Ordered that the appeal from the order is dismissed; and it is further,
Ordered that the judgment is reversed, on the law, the order entered October 6, 1988, is vacated, and the plaintiff's motion for summary judgment is denied; and it is further,
Ordered that the defendants are awarded one bill of costs.
The appeal from the intermediate order must be dismissed because the right of direct appeal therefrom terminated with the entry of judgment in the action (see, Matter of Aho, 39 N.Y.2d 241, 248). The issues raised on appeal from the order are brought up for review and have been considered on the appeal from the judgment (CPLR 5501 [a] [1]).
We find that the plaintiff Wintel Service Corp. (hereinafter Wintel) expressly warranted that it would provide the defendant MSW Electronics Corporation (hereinafter MSW) with telephone handsets which were hearing aid compatible (see, Uniform Commercial Code § 2-313 [a]; see also, Mill Print. Lithographing Corp. v. Solid Waste Mgt. Sys., 65 A.D.2d 590, 590-591; Friedman v. Medtronic, Inc., 42 A.D.2d 185, 190).

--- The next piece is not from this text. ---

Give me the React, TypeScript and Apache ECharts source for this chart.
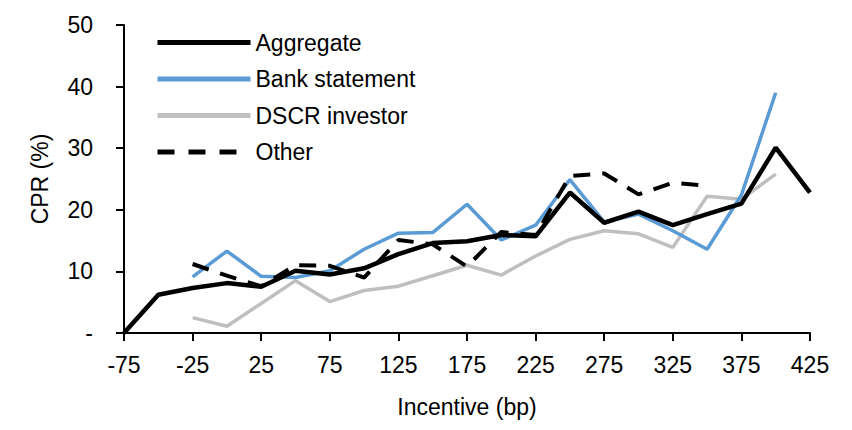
import React, { useEffect, useRef } from "react";
import * as echarts from "echarts";

const categories = ["-75","-50","-25","0","25","50","75","100","125","150","175","200","225","250","275","300","325","350","375","400","425"];
const aggregate = [0, 6.2, 7.3, 8.1, 7.5, 10.1, 9.5, 10.5, 12.8, 14.6, 14.9, 15.9, 15.7, 22.8, 17.9, 19.7, 17.5, 19.3, 21.0, 30.1, 22.8];
const bankStatement = [null, null, 9.1, 13.3, 9.2, 9.0, 10.1, 13.6, 16.2, 16.3, 20.9, 15.1, 17.5, 24.9, 18.0, 19.3, 16.6, 13.6, 22.4, 39.0, null];
const dscrInvestor = [null, null, 2.5, 1.1, 4.8, 8.5, 5.1, 6.9, 7.6, 9.3, 11.0, 9.4, 12.5, 15.2, 16.6, 16.1, 13.9, 22.2, 21.7, 25.8, null];
const other = [null, null, 11.2, 9.3, 7.6, 11.0, 10.9, 9.0, 15.1, 14.4, 10.8, 16.4, 15.9, 25.5, 25.9, 22.5, 24.4, 23.9, null, null, null];
const yTicks = [0, 10, 20, 30, 40, 50];

const FONT = "'Liberation Sans Narrow', 'Liberation Sans', Arial, sans-serif";
const BLUE = "#5B9BD5";
const GRAY = "#BFBFBF";

export default function App() {
  const ref = useRef<HTMLDivElement>(null);
  useEffect(() => {
    if (!ref.current) return;
    const chart = echarts.init(ref.current, null, { renderer: "svg" });
    const textStyle = { fontFamily: FONT, fontSize: 23, color: "#000" };
    chart.setOption({
      animation: false,
      textStyle,
      grid: { left: 124, right: 42, top: 25, bottom: 97 },
      legend: {
        orient: "vertical",
        left: 150,
        top: 26,
        padding: 5,
        itemWidth: 93,
        itemHeight: 20,
        itemGap: 13.5,
        itemStyle: { opacity: 0 },
        textStyle: { ...textStyle, lineHeight: 20, padding: [0, 0, 0, 0] },
        data: [
          { name: "Aggregate", lineStyle: { color: "#000", width: 5 } },
          { name: "Bank statement", lineStyle: { color: BLUE, width: 5 } },
          { name: "DSCR investor", lineStyle: { color: GRAY, width: 5 } },
          { name: "Other", lineStyle: { color: "#000", width: 5, type: [17, 14] } },
        ],
      },
      xAxis: {
        type: "category",
        data: categories,
        boundaryGap: false,
        name: "Incentive (bp)",
        nameLocation: "middle",
        nameGap: 62,
        nameTextStyle: textStyle,
        axisLine: { lineStyle: { color: "#000", width: 2 } },
        axisTick: { interval: 1, length: 8, lineStyle: { color: "#000", width: 2 } },
        axisLabel: { interval: 1, ...textStyle, margin: 20 },
        splitLine: { show: false },
      },
      yAxis: {
        type: "value",
        min: yTicks[0],
        max: yTicks[yTicks.length - 1],
        interval: 10,
        name: "CPR (%)",
        nameLocation: "middle",
        nameGap: 73,
        nameTextStyle: textStyle,
        axisLine: { show: true, lineStyle: { color: "#000", width: 2 } },
        axisTick: { show: true, length: 8, lineStyle: { color: "#000", width: 2 } },
        axisLabel: { ...textStyle, margin: 31, formatter: (v: number) => (v === 0 ? "-" : String(v)) },
        splitLine: { show: false },
      },
      series: [
        { name: "Aggregate", type: "line", data: aggregate, symbol: "none", lineStyle: { color: "#000", width: 4.5 }, itemStyle: { color: "#000" }, z: 5 },
        { name: "Bank statement", type: "line", data: bankStatement, symbol: "none", lineStyle: { color: BLUE, width: 3.5 }, itemStyle: { color: BLUE }, z: 4 },
        { name: "DSCR investor", type: "line", data: dscrInvestor, symbol: "none", lineStyle: { color: GRAY, width: 3.5 }, itemStyle: { color: GRAY }, z: 3 },
        { name: "Other", type: "line", data: other, symbol: "none", lineStyle: { color: "#000", width: 4, type: [17, 12] }, itemStyle: { color: "#000" }, z: 6 },
      ],
    });
    return () => chart.dispose();
  }, []);
  return <div ref={ref} style={{ position: "absolute", left: 0, top: 0, width: 852, height: 430 }} />;
}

We further find, contrary to the Supreme Court's determination, that the plaintiff's general disclaimer was ineffective because it was inconsistent with that express warranty (Uniform Commercial Code § 2-316; see, 1 White and Summers, Uniform Commercial Code § 12-2, at 562-563 [3d ed 1988]; see also, Wilson Trading Corp. v. David Ferguson, Ltd., 23 N.Y.2d 398, 404-406; Stream v Sportscar Salon, 91 Misc.2d 99, 102-105).
Although we find that the express warranty was not effectively disclaimed, triable issues of fact nevertheless exist as to whether Wintel breached the express warranty and with respect to damages.
In light of the foregoing, we need not consider the parties' other contentions. Mangano, P.J., Brown, Sullivan and Balletta, JJ., concur.